С конца XIII в. между Севером и Югом Франции начинается продолжительный обмен людьми и идеями. Этими нескончаемыми потоками формируется и консолидируется нация. Если между людьми, которые все в равной мере называются французами, еще существуют различия по характеру и темпераменту, то то отныне они — наше общее богатство. Дух трубадуров и даже дух катаров являются сегодня составляющими французского духа, равно как и реформа Кальвина, картезианство, янсенизм и якобинство. Все французы в равной мере могут обращаться к ним, потому что это их общая сокровищница. И если нас еще жжет пламя множества костров и возмущает обилие невинно пролитой крови, то это должно побуждать трудиться над тем, чтобы насилие когда-то перестало разрешать великие исторические реалии.
Но разве можно начинать с того, чем следует закончить? Это потребовало бы иных размышлений, обращенных уже не в прошлое, а в будущее.
ЗАКЛЮЧЕНИЕ
Вот так создавалась Франция, которую по праву считают одной из самых единых и сплоченных стран в мире и уж, во всяком случае, одной из самых старых, значительная часть границ которой, в том числе и по Пиренеям, кажется, обозначены самой природой.
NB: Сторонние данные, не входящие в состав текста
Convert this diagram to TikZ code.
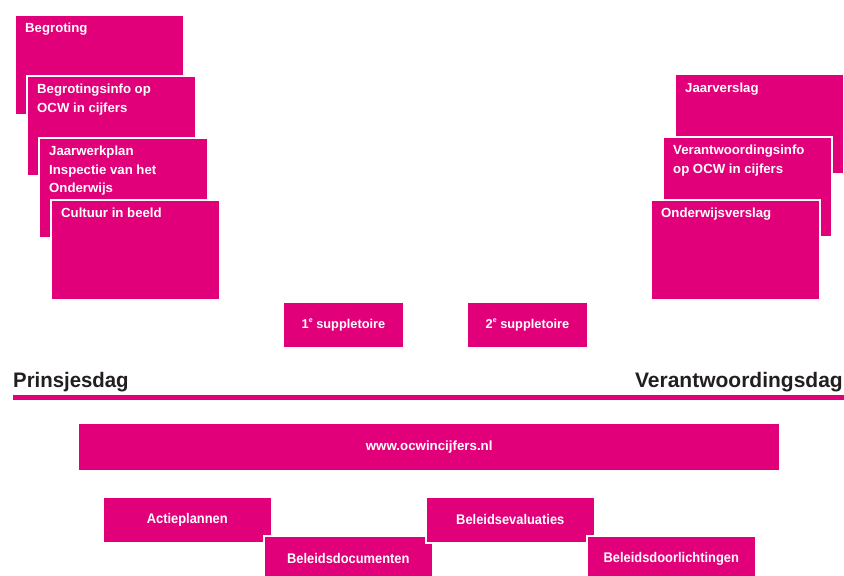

Железом и огнем. В столкновении, которое носило не столько религиозный, сколько национальный характер.
По крайней мере еще две возможности могли реализоваться на юге Центрального массива, между Роной и Гаронной, то есть между землями, находящимися в ленной зависимости от Англии, и землями Империи. Не будь крестового похода, графы Тулузские поглотили бы домен Транкавель, оттеснив Каталонско-Арагонское королевство на ту сторону Корбьер, и между Мармандом и Кар-кассоном образовалось бы государство Раймонди-нов со столицей в Тулузе, выходящее на Средиземное море от Леката до Роны с Нарбонном в центре побережья. Это была постоянная цель политики графов Тулузских. Крестовый поход, прочно внедрив в Каркассон на место Транкавелей французов, покончил с этим проектом, и обстоятельства никогда больше не позволят Раймону VII, даже ставшему на время победителем, к нему вернуться.